The soliton solutions obtained through the current methodology exhibit diverse forms, differing from those derived by other authors using alternative techniques. By precisely assigning parameter values in (5) and (10), various families of solutions have been achieved. The current techniques have proven effective in achieving novel soliton solutions. The range of solutions obtained includes peakon periodic solitons, multi-peak solitons, dark solitons, bright solitons, multipeak periodic solitons, singular periodic solitons, multipeakon solitons, kink solitons, anti-kink solitons, and lump kink-type solitons. The advantages of the current techniques effectively generates a wide range of novel and diverse soliton solutions, many of which are not found in existing literature. It outperforms previous techniques by offering exact, flexible, and previously unreported solution forms. These diverse solutions are distinct and introduce novel aspects not commonly found in the existing literature. Notably, some of the solutions discovered in this study belong to new categories that are unfamiliar in current research. The authors in⁵³ used the sub-equation method to investigate this dynamical model. The researchers in⁵⁴ investigated this model via the \(\left( G'/G \right)\)-expansion method and obtained exact closed-form solutions. Approximate solutions of this model were constructed by the authors in⁵⁷ using the homotopy perturbation method and the ZZ-transform. The residual series method⁵⁸ was used to obtain the approximate solution of this model in fractional form. The authors in⁵⁹ used the Bell-polynomial approach to construct wave solutions of this model. In⁵⁵, the authors employed the exp-function method, the \(\left( G'/G \right)\)-expansion method, and the ansatz method to construct exact solutions of this dynamical model. Therefore, this study includes solutions that have not been previously constructed using the aforementioned methods. As a result, it has produced numerous groundbreaking outcomes that are not documented in prior research.

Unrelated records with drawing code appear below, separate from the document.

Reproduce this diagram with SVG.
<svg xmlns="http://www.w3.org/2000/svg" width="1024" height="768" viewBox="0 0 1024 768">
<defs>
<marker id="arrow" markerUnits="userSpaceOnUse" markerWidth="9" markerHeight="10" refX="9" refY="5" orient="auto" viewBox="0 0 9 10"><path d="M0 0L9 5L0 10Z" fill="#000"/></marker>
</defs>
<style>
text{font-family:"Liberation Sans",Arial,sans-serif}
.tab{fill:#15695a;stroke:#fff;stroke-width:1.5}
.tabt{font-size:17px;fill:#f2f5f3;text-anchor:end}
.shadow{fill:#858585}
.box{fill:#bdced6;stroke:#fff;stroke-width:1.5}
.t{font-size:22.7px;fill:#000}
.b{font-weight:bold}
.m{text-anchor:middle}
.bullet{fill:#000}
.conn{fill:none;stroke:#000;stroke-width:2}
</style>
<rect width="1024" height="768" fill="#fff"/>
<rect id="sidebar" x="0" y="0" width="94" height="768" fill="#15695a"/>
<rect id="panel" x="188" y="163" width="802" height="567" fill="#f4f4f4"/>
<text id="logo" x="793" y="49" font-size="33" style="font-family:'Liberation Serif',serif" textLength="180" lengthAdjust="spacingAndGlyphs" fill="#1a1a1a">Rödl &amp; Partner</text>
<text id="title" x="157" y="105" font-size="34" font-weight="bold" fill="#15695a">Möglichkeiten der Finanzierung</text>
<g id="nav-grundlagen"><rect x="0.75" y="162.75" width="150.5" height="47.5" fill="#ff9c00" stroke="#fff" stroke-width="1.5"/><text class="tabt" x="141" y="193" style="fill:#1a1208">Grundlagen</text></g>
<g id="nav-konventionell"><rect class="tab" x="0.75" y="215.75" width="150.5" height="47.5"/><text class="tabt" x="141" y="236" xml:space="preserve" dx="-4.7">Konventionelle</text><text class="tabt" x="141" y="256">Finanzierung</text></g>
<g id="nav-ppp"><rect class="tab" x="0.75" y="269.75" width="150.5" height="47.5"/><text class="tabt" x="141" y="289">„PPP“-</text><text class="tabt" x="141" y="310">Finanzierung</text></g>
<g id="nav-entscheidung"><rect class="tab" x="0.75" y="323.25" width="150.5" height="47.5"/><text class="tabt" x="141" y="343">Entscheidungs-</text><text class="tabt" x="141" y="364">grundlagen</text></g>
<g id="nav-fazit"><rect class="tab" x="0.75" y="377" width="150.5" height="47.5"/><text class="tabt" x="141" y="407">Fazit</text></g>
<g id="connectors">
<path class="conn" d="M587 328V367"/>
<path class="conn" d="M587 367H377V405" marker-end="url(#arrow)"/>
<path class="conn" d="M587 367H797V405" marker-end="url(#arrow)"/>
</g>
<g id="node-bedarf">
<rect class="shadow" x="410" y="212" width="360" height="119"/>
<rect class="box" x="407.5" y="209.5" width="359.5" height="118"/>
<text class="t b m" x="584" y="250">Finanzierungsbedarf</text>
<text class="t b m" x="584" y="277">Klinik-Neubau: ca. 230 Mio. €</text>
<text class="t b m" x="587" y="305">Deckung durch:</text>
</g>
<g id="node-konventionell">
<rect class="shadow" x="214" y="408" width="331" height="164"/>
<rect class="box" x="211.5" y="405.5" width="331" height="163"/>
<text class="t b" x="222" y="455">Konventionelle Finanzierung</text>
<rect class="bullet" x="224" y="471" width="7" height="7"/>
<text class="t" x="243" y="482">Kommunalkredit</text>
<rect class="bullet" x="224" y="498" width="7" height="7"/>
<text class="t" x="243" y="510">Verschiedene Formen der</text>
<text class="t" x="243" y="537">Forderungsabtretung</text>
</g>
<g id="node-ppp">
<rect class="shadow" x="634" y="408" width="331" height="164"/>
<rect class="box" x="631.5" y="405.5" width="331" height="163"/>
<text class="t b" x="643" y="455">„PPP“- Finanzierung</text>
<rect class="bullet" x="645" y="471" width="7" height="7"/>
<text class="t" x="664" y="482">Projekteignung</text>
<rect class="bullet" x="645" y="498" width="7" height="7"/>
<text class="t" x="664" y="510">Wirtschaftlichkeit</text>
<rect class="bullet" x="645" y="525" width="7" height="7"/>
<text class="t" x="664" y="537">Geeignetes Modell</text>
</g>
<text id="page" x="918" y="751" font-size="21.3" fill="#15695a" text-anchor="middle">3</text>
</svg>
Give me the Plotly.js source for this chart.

In Fig. 1, by adjusting parameters to appropriate values, peakon periodic solitons and multi-peak solitons are obtained. In Fig. 2, the resulting solutions are bright and dark solitons. In Fig. 3, the outcome is multipeak periodic solitons. In Fig. 4, the results are multipeakon solitons. In Fig. 5, singular periodic solitary waves and periodic solitary waves are presented. In Fig. 6, dark solitons and anti-kink solitons are obtained. In Fig. 7, lump kink-type solitons and anti-kink solitons are shown. Fig. 8 depicts a plot of the dispersion relation (between frequency \(\left( \tau \right)\) and wave number \(\left( \lambda \right)\), demonstrating that for a wide range of wave numbers, \(\tau\) remains real and smooth, which verifies the robustness of the steady-state wave profile under linear disturbances.

Conclusion

In this work, we have successfully employed the \(\phi ^6\)-model expansion method and the extended simplest equation method to analyze the seventh-order Sawada-Kotera-Ito equation. As a result, we have obtained novel analytical solutions in various forms, including trigonometric, hyperbolic, exponential, and rational functions. This NLPDE is fundamental in modeling complex wave phenomena in fluid dynamics, plasma physics, and other physical systems. The derived solutions have potential applications in engineering, nonlinear physics, and fiber optics. They offer valuable insights into wave propagation in dispersive optical media and provide a foundational understanding of more complex phenomena in such systems. By assigning appropriate parameter values, the obtained solutions can represent a wide range of wave structures, such as kink-type periodic waves, bright-dark periodic wave trains, multipeak solitons, and breather-type waves. This diversity enhances the understanding of the model’s dynamic complexity. MI analysis is conducted to investigate the stability of the model and its solutions. The computational results confirm that the proposed methods are simple, efficient, and effective. Overall, these findings contribute to the deeper understanding of higher-order nonlinear wave equations and expand their potential applications in mathematical physics and engineering. Furthermore, the techniques presented here can be extended to solve other nonlinear wave equations encountered in applied sciences.